Great. Peachy. Delightful. You ping the engineering team to ask them to fix it — you hope there’s a way to backfill the data correctly — before a PM reminds you about that 9 a.m. meeting.

You head into the meeting, and the PM jumps straight into three-month retention figures for something they just shipped. But that can’t be possible. These numbers don’t pass the sniff test at all. You have to say something. Time to bring the party to a screeching halt.

“That can’t be right,” you interject. “Did you account for that billing bug from a few months ago?”

The PM pauses. “I’m not sure,” they answer.

“Let’s sync up after this and see if we can figure out what’s going on,” you say. Everyone else in the meeting looks disappointed — there’s no point in going on with the rest of the presentation after you just shot it down in the first five minutes. You leave the meeting feeling a lot like the bad guy and contemplating why you gave up on becoming an astronaut when you were 10. You spend the next hour figuring out the numbers with the PM.

You’re finally headed back to your desk, thinking of how to deal with those new hire requests you got the other day — you’ve been pushing back on the three additional product hires for weeks now, but the head of product won’t budge — when someone from the HR team stops you.

“Hey, we have a candidate that the marketing team wants to hire, but they don’t get how stock options work,” they say. “Can you get on a quick call with them to explain?”

“Uh, sure,” you reply without thinking. “When?”
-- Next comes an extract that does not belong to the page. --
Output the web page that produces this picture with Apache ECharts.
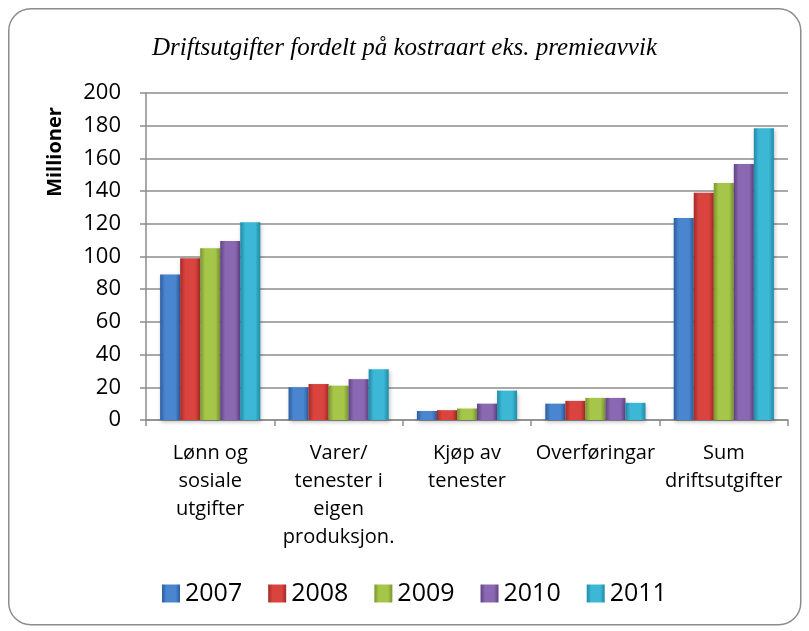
<!DOCTYPE html>
<html>
<head>
<meta charset="utf-8">
<script src="https://cdn.jsdelivr.net/npm/echarts@6/dist/echarts.min.js"></script>
<style>html,body{margin:0;padding:0;background:#fff}#c{width:809px;height:631px}</style>
</head>
<body>
<div id="c"></div>
<script>
const categories = ['Lønn og\nsosiale\nutgifter', 'Varer/\ntenester i\neigen\nproduksjon.', 'Kjøp av\ntenester', 'Overføringar', 'Sum\ndriftsutgifter'];
const years = ['2007', '2008', '2009', '2010', '2011'];
const v2007 = [89, 20, 5.5, 10, 123.5];
const v2008 = [99, 22, 6, 11.7, 139];
const v2009 = [105, 21, 7, 13.5, 145];
const v2010 = [109.5, 25, 10, 13.5, 156.5];
const v2011 = [121, 31, 18, 10.5, 178.5];
const yTicks = [0, 20, 40, 60, 80, 100, 120, 140, 160, 180, 200];

const values = [v2007, v2008, v2009, v2010, v2011];
const palette = [
  ['#2C5C9E', '#4A86D0', '#2C5C9E'],
  ['#A52A27', '#D9443F', '#A52A27'],
  ['#7A9630', '#A6C64A', '#7A9630'],
  ['#5E4381', '#8A68B2', '#5E4381'],
  ['#1F8AA6', '#3CB8D6', '#1F8AA6']
];
function grad(c) {
  return new echarts.graphic.LinearGradient(0, 0, 1, 0, [
    {offset: 0, color: c[0]}, {offset: 0.25, color: c[1]}, {offset: 0.75, color: c[1]}, {offset: 1, color: c[2]}
  ]);
}
const chart = echarts.init(document.getElementById('c'), null, {renderer: 'canvas'});
const font = '"Open Sans", sans-serif';
chart.setOption({
  animation: false,
  backgroundColor: '#ffffff',
  graphic: [{
    type: 'rect', left: 8, top: 8, z: -10,
    shape: {width: 792, height: 616, r: 22},
    style: {fill: '#fff', stroke: '#8c8c8c', lineWidth: 1.5}
  }, {
    type: 'text', x: 55, y: 152, rotation: Math.PI / 2, z: 10,
    style: {text: 'Millioner', font: 'bold 20px "Open Sans", sans-serif', fill: '#000', align: 'center', verticalAlign: 'middle'}
  }],
  title: {
    text: 'Driftsutgifter fordelt på kostraart eks. premieavvik',
    left: 'center', top: 31,
    textStyle: {fontFamily: '"Liberation Serif", serif', fontStyle: 'italic', fontWeight: 'normal', fontSize: 25, color: '#000'}
  },
  legend: {
    data: years, bottom: 20, left: 157, itemWidth: 18, itemHeight: 18, itemGap: 26,
    textStyle: {fontFamily: font, fontSize: 25, color: '#000'},
    icon: 'rect'
  },
  grid: {left: 146, right: 21, top: 93, bottom: 211},
  xAxis: {
    type: 'category', data: categories,
    axisLine: {lineStyle: {color: '#8c8c8c', width: 1.5}},
    axisTick: {show: true, length: 6, lineStyle: {color: '#8c8c8c', width: 1.5}},
    axisLabel: {interval: 0, margin: 19, fontFamily: font, fontSize: 20, lineHeight: 28, color: '#000', align: 'center'}
  },
  yAxis: {
    type: 'value', min: 0, max: 200, interval: 20,
    axisLine: {show: true, lineStyle: {color: '#8c8c8c', width: 1.5}},
    axisTick: {show: true, length: 6, lineStyle: {color: '#8c8c8c', width: 1.5}},
    axisLabel: {margin: 25, fontFamily: font, fontSize: 22, color: '#000',
      formatter: function (v) { return yTicks.indexOf(v) >= 0 ? String(v) : ''; }},
    splitLine: {lineStyle: {color: '#8c8c8c', width: 1.5}}
  },
  series: years.map((y, i) => ({
    name: y, type: 'bar', data: values[i],
    barGap: '0%', barCategoryGap: '22%',
    itemStyle: {color: grad(palette[i]), shadowColor: 'rgba(0,0,0,0.25)', shadowBlur: 4, shadowOffsetX: 1, shadowOffsetY: 2}
  }))
});
</script>
</body>
</html>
“This afternoon?” they respond. “The team really wants to close on this candidate by tomorrow.” You smile weakly and agree before moving on. You know it’ll take more than a few minutes to sell someone on the value of equity, and you’re not sure how much time this “quick call” will actually take.

You check your email again and see an update from the head of product. The CEO just approved the additional headcount in their 1:1 earlier. Shit. You’ve been trying to remind the leadership team that you can’t burn more than you planned and you need to instill a culture of tradeoffs. Looks like you’ll need to regroup with the CEO, sooner rather than later.

On that note, you still need to figure out how to pay higher salaries and give more equity. The company can’t hire great people if you’re not competing with the market, and people are already leaving. Maybe if more people understood how stock options worked...

You (finally) eat lunch — at your desk while writing some new SQL queries for that key metrics spreadsheet — when an email from SVB pops up in your notifications. It’s their tenth email in two weeks asking to come by. You know eventually you’ll end up in a meeting with them for 45 minutes, talking about nothing.

You’re drafting your reply when the CEO Slacks you and asks you to come to the conference room to say hello to an investor. You abandon your meal and head over, even though you’ve barely made a dent in your to-do list.

“Hey, remember that analysis you did a few months ago?” the CEO asks. “The one breaking down churn reasons? Can you recreate it?” Everyone looks at you expectantly.

“Yeah, no problem,” you say, smiling for the investors while screaming internally. Shit. How did you do that analysis?

Back at your desk, where your lunch looks sad and unappetizing, you shotgun a cold brew and hope the caffeine kicks in fast. You put your head down and focus on a pricing analysis. The CEO wants to drop the price for the starter bundle because, naturally, that’ll make demand explode. You’ve built model after model to predict every possible scenario. And the worst-case scenario? A 25% slash in today’s ARR. Awesome. You need to explain to the CEO how this won’t just impact ARR but your cash flow as well. And everyone is pushing for more hires, promotions, and bonuses to keep people happy. You wonder why everyone seems to mistake you for The Giving Tree.

After a not-so-blissful hour of deep work, you check your email again, only to find a bill that says the company has committed a $50,000 annual subscription to Asana. What the fuck? You ping all the team leads, asking them what’s going on, and find out one of them likes Asana best for their team. But the product team already uses Monday.com, and the head of marketing has been asking you to pay for ClickUp.

When you first started, the CEO had issued everyone on the team a corporate card, and it’s obviously not a good idea. But the CEO insists it’s part of the company culture to empower everyone to do their jobs, no matter how much you explain that not everyone needs unrestricted access to company funds. You’ve been telling yourself you’ll get to that someday, and it looks like that day is today.

You’re about to head to the CEO’s office to see if they’re free when your calendar notifies you about that stock options call with the marketing candidate. You get on the call; sure enough, it’s closer to 30 minutes than 10. They seemed convinced, so you hope it worked — the marketing team really needs to hire another person, and you really need to not hear more about that.

You finally make it to the CEO, who is miraculously still available, and you’re about to bring up the corporate card issue when they ask for an update on the mission and vision for the finance team.

Oh shit, that’s right. You’re supposed to create that. The offsite was a month ago. It seems more and more unlikely that you’ll get to shut down those corporate cards today. You instantly regret not getting another coffee earlier.

“Also, what’s our timeline to IPO?” they add. “Should we move to RSUs?” It’s almost 5 p.m., and you’re not sure how much the CEO wants to get into that. Is it even a priority right now?

“Let me get back to you on that,” is all you can say. That doesn’t seem like the right answer, but it’s all you got.

You head back to your desk and add a few more things to your seemingly endless to-do list. You get on a call with a colleague, another first finance hire, and commiserate. It looks like everyone else is in the same situation, making it all up as they go. No one has it figured out.

“Are you guys charging sales tax?” they ask. “Or VAT?”

What? Is that something you need to do? How do you know if you need to do that? Shit.

It’s the end of the day, and you haven’t even looked at those benchmarks the CEO asked you about this morning. Was that really only this morning? Well, sounds like a problem for future you.